Catwoman has had many faces over the years. The funny thing is, the place where I was able to find the most information about the original Catwoman was in a piece of soap-opera fanfic that I found randomly by searching one day a couple of years ago—based on the Catwoman fantasies of the female half of a tempestuous soap opera romance. I wish I could find it now; I’d like to read it again but it’s been obscured by a flurry of links probably engendered by the new movie, and other things. I can’t even remember what soap opera it was based on (I think it was Days of Our Lives but can’t be certain). Anyway, the point of the story was that the Catwoman fan was very annoyed by the then-current comic book re-envisioning of the Catwoman character as an inner-city prostitute who got beaten up, and the movie version whom she described (with more than a little justice) as “mentally ill.” She went on about how the original 1940s version of Selina Kyle was a socialite with many redeeming and endearing qualities. Someday, I’d like to find a collection of those comics, just so I can get the “true story.”
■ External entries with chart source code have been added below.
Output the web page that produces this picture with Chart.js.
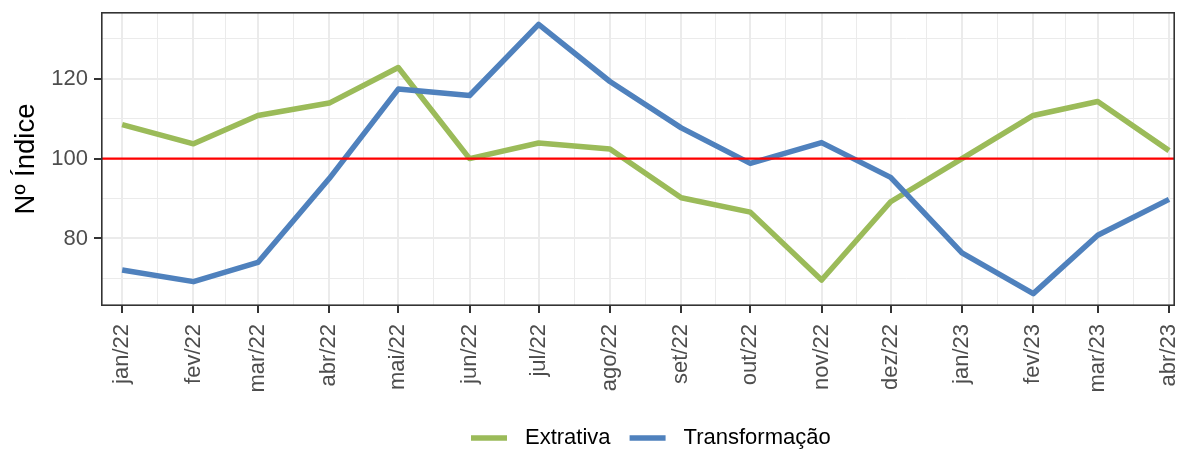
<!DOCTYPE html>
<html>
<head>
<meta charset="utf-8">
<script src="https://cdn.jsdelivr.net/npm/chart.js@4"></script>
<style>
  html, body { margin: 0; padding: 0; background: #fff; }
  #wrap { width: 1179px; height: 450px; }
</style>
</head>
<body>
<div id="wrap"><canvas id="chart"></canvas></div>
<script>
// months shown on the x axis
const monthLabels = ["jan/22", "fev/22", "mar/22", "abr/22", "mai/22", "jun/22", "jul/22", "ago/22",
  "set/22", "out/22", "nov/22", "dez/22", "jan/23", "fev/23", "mar/23", "abr/23"];
const monthDates = ["2022-01-01", "2022-02-01", "2022-03-01", "2022-04-01", "2022-05-01", "2022-06-01",
  "2022-07-01", "2022-08-01", "2022-09-01", "2022-10-01", "2022-11-01", "2022-12-01",
  "2023-01-01", "2023-02-01", "2023-03-01", "2023-04-01"];

const extrativa = [108.5, 103.7, 110.8, 113.9, 122.8, 100.0, 103.9, 102.4, 90.2, 86.6, 69.6, 89.2, 100.0, 110.8, 114.3, 102.0];
const transformacao = [72.1, 69.2, 74.0, 95.0, 117.4, 115.8, 133.6, 119.3, 107.7, 98.8, 104.0, 95.3, 76.4, 66.2, 80.8, 89.8];

const refValue = 100;
const yMajor = [80, 100, 120];
const yMinor = [70, 90, 110, 130];

const FONT = "'Liberation Sans', Arial, Helvetica, sans-serif";
const GREEN = "#9BBB59";
const BLUE = "#4F81BD";

const dayMs = 86400000;
const origin = Date.parse(monthDates[0]);
const monthDays = monthDates.map(d => (Date.parse(d) - origin) / dayMs);
const xMin = -9.2, xMax = 457.6;

const toPoints = vals => vals.map((v, i) => ({ x: monthDays[i], y: v }));

// dark box round the panel (theme_bw look)
const frame = {
  id: "frame",
  afterDraw(chart) {
    const a = chart.chartArea, ctx = chart.ctx;
    ctx.save();
    ctx.strokeStyle = "#333333";
    ctx.lineWidth = 1.6;
    ctx.strokeRect(a.left + 0.8, a.top + 0.8, a.right - a.left - 1.6, a.bottom - a.top - 1.6);
    ctx.restore();
  }
};

const legendBottom = {
  id: "legendBottom",
  afterDraw(chart) {
    const ctx = chart.ctx;
    const items = [
      { text: "Extrativa", color: GREEN },
      { text: "Transformação", color: BLUE }
    ];
    ctx.save();
    ctx.font = "22px " + FONT;
    ctx.textBaseline = "middle";
    ctx.textAlign = "left";
    let x = 471;
    const y = 438;
    items.forEach(it => {
      ctx.fillStyle = it.color;
      ctx.fillRect(x, y - 2.75, 36, 5.5);
      x += 36 + 18;
      ctx.fillStyle = "#000";
      ctx.fillText(it.text, x, y);
      x += ctx.measureText(it.text).width + 19;
    });
    ctx.restore();
  }
};

new Chart(document.getElementById("chart"), {
  type: "line",
  data: {
    datasets: [
      {
        label: "ref",
        data: [{ x: xMin, y: refValue }, { x: xMax, y: refValue }],
        borderColor: "#FF0000",
        borderWidth: 2.2,
        pointRadius: 0,
        order: 0
      },
      {
        label: "Transformação",
        data: toPoints(transformacao),
        borderColor: BLUE,
        backgroundColor: BLUE,
        borderWidth: 5.5,
        pointRadius: 0,
        borderJoinStyle: "round",
        borderCapStyle: "butt",
        order: 1
      },
      {
        label: "Extrativa",
        data: toPoints(extrativa),
        borderColor: GREEN,
        backgroundColor: GREEN,
        borderWidth: 5.5,
        pointRadius: 0,
        borderJoinStyle: "round",
        borderCapStyle: "butt",
        order: 2
      }
    ]
  },
  options: {
    responsive: true,
    maintainAspectRatio: false,
    animation: false,
    layout: { padding: { top: 12, right: 4, bottom: 44, left: 0 } },
    plugins: {
      legend: { display: false },
      tooltip: { enabled: false }
    },
    scales: {
      x: {
        type: "linear",
        min: xMin,
        max: xMax,
        afterBuildTicks(scale) {
          const t = [];
          monthDays.forEach((d, i) => {
            t.push({ value: d, minor: false, label: monthLabels[i] });
            if (i < monthDays.length - 1) t.push({ value: (d + monthDays[i + 1]) / 2, minor: true });
          });
          scale.ticks = t;
        },
        afterFit(scale) {
          scale.height = 100;
          scale.paddingLeft = 0;
          scale.paddingRight = 0;
        },
        ticks: {
          autoSkip: false,
          minRotation: 90,
          maxRotation: 90,
          padding: 11,
          color: "#4D4D4D",
          font: { family: FONT, size: 22 },
          callback(value, index, ticks) {
            const t = ticks[index];
            return t.minor ? "" : t.label;
          }
        },
        grid: {
          color: "#EBEBEB",
          lineWidth: ctx => (ctx.tick && ctx.tick.minor ? 1 : 2),
          tickLength: 7,
          tickColor: ctx => (ctx.tick && ctx.tick.minor ? "rgba(0,0,0,0)" : "#333333"),
          tickWidth: 2
        },
        border: { display: false }
      },
      y: {
        min: 63.1,
        max: 136.7,
        afterBuildTicks(scale) {
          const t = yMinor.map(v => ({ value: v, minor: true }))
            .concat(yMajor.map(v => ({ value: v, minor: false })));
          t.sort((a, b) => a.value - b.value);
          scale.ticks = t;
        },
        afterFit(scale) {
          scale.width = 101;
          scale.paddingTop = 0;
          scale.paddingBottom = 0;
        },
        ticks: {
          padding: 6,
          color: "#4D4D4D",
          font: { family: FONT, size: 22 },
          callback(value, index, ticks) {
            return ticks[index].minor ? "" : String(value);
          }
        },
        grid: {
          color: "#EBEBEB",
          lineWidth: ctx => (ctx.tick && ctx.tick.minor ? 1 : 2),
          tickLength: 7,
          tickColor: ctx => (ctx.tick && ctx.tick.minor ? "rgba(0,0,0,0)" : "#333333"),
          tickWidth: 2
        },
        border: { display: false },
        title: {
          display: true,
          text: "Nº Índice",
          color: "#000",
          font: { family: FONT, size: 27.5 },
          padding: { top: 10, bottom: 0 }
        }
      }
    }
  },
  plugins: [frame, legendBottom]
});
</script>
</body>
</html>
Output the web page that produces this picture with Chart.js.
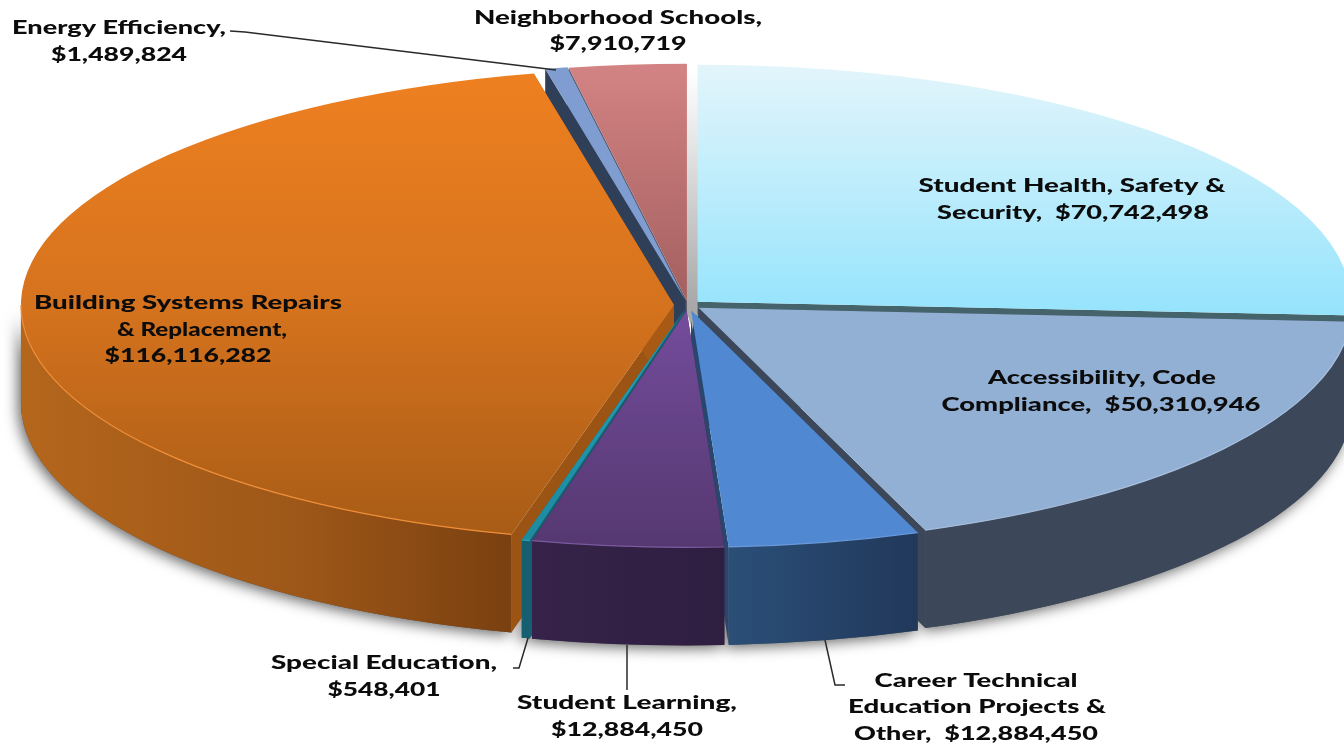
<!DOCTYPE html>
<html>
<head>
<meta charset="utf-8">
<style>html,body{margin:0;padding:0;background:#fff}canvas{display:block}</style>
<script src="https://cdn.jsdelivr.net/npm/chart.js@4"></script>
</head>
<body>
<canvas id="c" width="1344" height="746"></canvas>
<script>
const categories = ["Student Health, Safety & Security","Accessibility, Code Compliance","Career Technical Education Projects & Other","Student Learning","Special Education","Building Systems Repairs & Replacement","Energy Efficiency","Neighborhood Schools"];
const amounts = [70742498,50310946,12884450,12884450,548401,116116282,1489824,7910719];

// view of the tilted disc on the page
const VIEW = {cx:688, cy:305, rx:653, ry:237, depth:98, radius:360};
const explode = [7.25,7.25,8.25,8.25,8.25,7.75,7.25,6.5];

const topStops = [
  [[65,'#E3F5FB'],[310,'#96E4FC']],
  [[310,'#92AFD4'],[530,'#92AFD4']],
  [[310,'#5188D2'],[547,'#5188D2']],
  [[310,'#744C9C'],[547,'#553870']],
  [[310,'#22A0B5'],[540,'#1E8AA0']],
  [[72,'#EE8020'],[300,'#D6731E'],[535,'#A85C16']],
  [[65,'#7F9DD0'],[300,'#7F9DD0']],
  [[65,'#D38383'],[295,'#A56060']]
];
const rimStops = [
  [[700,'#3C4859'],[1344,'#3C4859']],
  [[926,'#3C4859'],[1344,'#3C4859']],
  [[727,'#2B4F78'],[918,'#21385A']],
  [[533,'#372349'],[725,'#2E1E40']],
  [[522,'#165F70'],[533,'#165F70']],
  [[22,'#B4661C'],[300,'#9D5718'],[513,'#7A4010']],
  [[0,'#2F3F58'],[1,'#2F3F58']],
  [[0,'#8A5050'],[1,'#8A5050']]
];
const startWall = ['#44636B','#3C4859','#2A466C','#36234C','#165F70','#9B5413','#2F3F58','#5A5A6A'];
const endWall   = ['#44636B','#3C4859','#2A466C','#36234C','#165F70','#A85A15','#2F3F58','#5A5A6A'];
const rimLight  = ['', '#A8C0DE','#6A9ADB','#7A5AA0','#2AA0B5','#F08E38','',''];

const labelLines = [
  ["Energy Efficiency,",119,28,214],["$1,489,824",119,55,136],
  ["Neighborhood Schools,",618,18,288],["$7,910,719",618,44,137],
  ["Student Health, Safety &",1072,186,307],["Security,  $70,742,498",1073,213,272],
  ["Accessibility, Code",1102,378,228],["Compliance,  $50,310,946",1101,405,319],
  ["Building Systems Repairs",188,303,308],["& Replacement,",202,330,170],["$116,116,282",188,356,167],
  ["Special Education,",384,663,226],["$548,401",384,690,113],
  ["Student Learning,",627,703,220],["$12,884,450",627,730,152],
  ["Career Technical",976,681,203],["Education Projects &",977,707,258],["Other,  $12,884,450",976,734,244]
];
const leaders = [
  [[230,31],[245,32],[556,70]],
  [[513,668],[519,668],[528,638]],
  [[627,645],[627,690]],
  [[825,640],[835,685],[845,685]]
];

function screenY(area, y){
  return (area.top+area.bottom)/2 + (y-VIEW.cy)*VIEW.radius/VIEW.ry;
}
function topFill(ctx){
  const chart=ctx.chart, a=chart.chartArea, s=topStops[ctx.dataIndex];
  if(!s) return '#888';
  if(!a) return s[0][1];
  const y0=s[0][0], y1=s[s.length-1][0];
  const g=chart.ctx.createLinearGradient(0,screenY(a,y0),0,screenY(a,y1));
  s.forEach(p=>g.addColorStop((p[0]-y0)/(y1-y0),p[1]));
  return g;
}
function geom(chart){
  const meta=chart.getDatasetMeta(0);
  const R=meta.data[0].outerRadius;
  const sx=VIEW.rx/R, sy=VIEW.ry/R;
  const area=chart.chartArea, x0=(area.left+area.right)/2, y0=(area.top+area.bottom)/2;
  const arcs=meta.data.map((arc,i)=>{
    const a0=arc.startAngle,a1=arc.endAngle,mid=(a0+a1)/2;
    return {i,a0,a1,mid,rx:VIEW.rx,ry:VIEW.ry,
      ox:VIEW.cx+(arc.x-x0)*sx,
      oy:VIEW.cy+(arc.y-y0)*sy};
  });
  return {meta,R,sx,sy,arcs,x:x0,y:y0};
}
function rimPoint(g,t,dz){return [g.ox+g.rx*Math.cos(t),g.oy+g.ry*Math.sin(t)+dz];}
function frontRange(g){
  const tau=Math.PI*2;
  for(const k of [-tau,0,tau]){
    const lo=Math.max(g.a0+k,0),hi=Math.min(g.a1+k,Math.PI);
    if(hi>lo) return [lo,hi];
  }
  return null;
}
function rimPath(ctx,g,r){
  ctx.beginPath();
  ctx.ellipse(g.ox,g.oy,g.rx,g.ry,0,r[0],r[1],false);
  ctx.ellipse(g.ox,g.oy+VIEW.depth,g.rx,g.ry,0,r[1],r[0],true);
  ctx.closePath();
}
function quad(ctx,g,t,color){
  const p=rimPoint(g,t,0);
  ctx.beginPath();
  ctx.moveTo(g.ox,g.oy);
  ctx.lineTo(p[0],p[1]);
  ctx.lineTo(p[0],p[1]+VIEW.depth);
  ctx.lineTo(g.ox,g.oy+VIEW.depth);
  ctx.closePath();
  ctx.fillStyle=color;
  ctx.fill();
}
const disc3d={
  id:'disc3d',
  afterDatasetsUpdate(chart){
    chart.getDatasetMeta(0).data.forEach((arc,i)=>{
      const mid=(arc.startAngle+arc.endAngle)/2;
      arc.x+=Math.cos(mid)*explode[i];
      arc.y+=Math.sin(mid)*explode[i];
    });
  },
  beforeDatasetDraw(chart){
    const ctx=chart.ctx,G=geom(chart);
    ctx.save();
    ctx.shadowColor='rgba(0,0,0,0.6)';
    ctx.shadowBlur=14;ctx.shadowOffsetX=-3;ctx.shadowOffsetY=3;
    G.arcs.forEach(g=>{
      const r=frontRange(g); if(!r) return;
      rimPath(ctx,g,r);ctx.fillStyle='#555';ctx.fill();
    });
    ctx.restore();
    const gr=ctx.createLinearGradient(0,70,0,305);
    gr.addColorStop(0,'#FFFFFF');gr.addColorStop(0.35,'#E2E2E2');gr.addColorStop(1,'#A8A8A8');
    ctx.fillStyle=gr;
    ctx.beginPath();
    const hx=G.arcs[0].ox;
    ctx.moveTo(hx-11,70);ctx.lineTo(hx+1,70);
    ctx.lineTo(hx+1,312);ctx.lineTo(hx-5,330);ctx.lineTo(hx-11,312);ctx.closePath();ctx.fill();
    [...G.arcs].sort((a,b)=>Math.sin(a.mid)-Math.sin(b.mid)).forEach(g=>{
      ctx.save();
      quad(ctx,g,g.a0,startWall[g.i]);
      quad(ctx,g,g.a1,endWall[g.i]);
      const r=frontRange(g);
      if(r){
        const s=rimStops[g.i],x0=s[0][0],x1=s[s.length-1][0];
        const lg=ctx.createLinearGradient(x0,0,x1,0);
        s.forEach(p=>lg.addColorStop((p[0]-x0)/(x1-x0),p[1]));
        rimPath(ctx,g,r);ctx.fillStyle=lg;ctx.fill();
      }
      ctx.restore();
    });
    // centre gap stays grey where the slices part
    ctx.fillStyle='#A8A8A8';
    ctx.beginPath();
    ctx.moveTo(hx-9,306);ctx.lineTo(hx,306);ctx.lineTo(hx-5,330);ctx.closePath();ctx.fill();
    ctx.save();
    ctx.translate(VIEW.cx,VIEW.cy);
    ctx.scale(G.sx,G.sy);
    ctx.translate(-G.x,-G.y);
  },
  afterDatasetDraw(chart){
    const ctx=chart.ctx;
    ctx.restore();
    const G=geom(chart);
    G.arcs.forEach(g=>{
      const r=frontRange(g);
      if(!r||!rimLight[g.i]) return;
      ctx.beginPath();
      ctx.ellipse(g.ox,g.oy,g.rx,g.ry,0,r[0],r[1],false);
      ctx.strokeStyle=rimLight[g.i];ctx.lineWidth=1.2;ctx.stroke();
    });
  },
  afterDraw(chart){
    const ctx=chart.ctx;
    ctx.save();
    ctx.strokeStyle='#2a2a2a';ctx.lineWidth=1.5;
    leaders.forEach(l=>{
      ctx.beginPath();
      l.forEach((p,i)=>i?ctx.lineTo(p[0],p[1]):ctx.moveTo(p[0],p[1]));
      ctx.stroke();
    });
    ctx.fillStyle='#0c0c0c';
    ctx.font='900 18.5px Lato';
    ctx.textAlign='center';ctx.textBaseline='middle';
    labelLines.forEach(([t,x,y,w])=>{
      const n=ctx.measureText(t).width;
      ctx.save();
      ctx.translate(x,y);ctx.scale(w/n,1);
      ctx.fillText(t,0,0);
      ctx.restore();
    });
    ctx.restore();
  }
};
new Chart(document.getElementById('c'),{
  type:'pie',
  data:{labels:categories,datasets:[{
    data:amounts,
    backgroundColor:topFill,
    borderWidth:0,
    radius:VIEW.radius,
    clip:false
  }]},
  options:{
    responsive:false,animation:false,
    layout:{padding:0},
    plugins:{legend:{display:false},tooltip:{enabled:false}}
  },
  plugins:[disc3d]
});
</script>
</body>
</html>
The Catwoman with whom I am best-acquainted is the Paul Dini Batman: The Animated Series version—a wealthy socialite burglar involved in animal-cruelty causes as well as filling her own pocket. I quite enjoyed her appearances over the course of the show. My only complaint was that she was “outed” way too soon in that series; she ought to have been able to keep her secret identity and continue fencing with Batman for quite a while before they found out who she was. That being said, she was a fun character and very classy even as she broke into jewelry stores and the like.
The “mentally ill” Batman Returns version of Catwoman? Well, she looked nice in the suit, and was good with a whip…but she was Burtonized away from her roots (as was The Penguin from the same movie, for that matter—turning a debonair, prissy (albeit vertically-challenged) gentleman into a bestial sewer-dweller? Puh-leeze!), which were really the main things I had liked about the character. Catwoman was supposed to be a female Robin Hood on the wrong side of the law, separated from Batman only by her penchant for enriching herself at the expense of others—not this brain-damaged nutbar (who, nonetheless, did look good in a catsuit).
Let’s also not ignore the fact that Catwoman was, from the very beginning, meant to be a foil to Batman—by turns an adversary, ally, and love interest. The original 1940s-universe Justice Society versions of Catwoman and Batman ended up retiring, marrying, and raising a family, for goodness sake. As a criminal, she has a certain darkness in her that makes her one of the only ones who truly can understand the darkness that drives Bruce Wayne. They really are meant for each other; they balance each other out. Even leaving aside all the other changes, the Catwoman movie apparently replaces Batman with some ordinary schmuck as the love interest—a bystander rather than a brooding hero. The equation is unbalanced.
To blame is the quintessential Hollywood adaptation-and-remake problem. Hollywood is run, by and large, by egotists, who can’t bear the thought of putting all this hard work into adapting someone else’s story…only to have that other person get all the credit for it since, after all, he’s the one who really created it…the movie person just photo-copied it to the screen. They want to put their own stamp on it, so they can point to it and say, like that production studio logo that plays after some TV show credits says, “I made this!” They “mark their territory” so to speak—by piddling all over the original concept. So we get things like Catwoman, or like the recent proposed Superman remake script that completely altered Superman’s backstory (and turned Lex Luthor into a Kryptonian, among other things). These changes often have no real reason or amount of thought put into them other than that they want to make it “different” from the original…as if “different” always means “better.” For instance, the recent Sci-Fi Battlestar Galactica remake turned Starbuck into a woman for no real reason I could discern, and the producers said in interviews that they were intentionally breaking with the old Galactica because they wanted to.
It typically takes a degree of control by the original creator of the work (J.K. Rowling in the case of the Harry Potter movies) or someone extremely respectful of that original work (Peter Jackson for the Lord of the Rings trilogy, Sam Raimi for Spiderman) to hew close to the spirit of the original—and even then there have to be changes just to make it into a film (“Organic webshooters? Yuck!” cry the Spidey fans).
You’d think that Hollywood types would have learned by now not to mess around with the goose or it’ll stop laying golden eggs. Why make a movie about an established character or concept, ostensibly to attract people who like that character or concept—and then change it beyond all recognition? But they just keep turning out these turkeys. It makes me really disgusted with Hollywood sometimes—but then, I’m at least mildly disgusted with Hollywood most of the time, so maybe that isn’t saying too much.
At any rate, now that I’ve gotten that out of my system, I can’t think of a more delightful way to spend the evening than here at home, not watching Catwoman.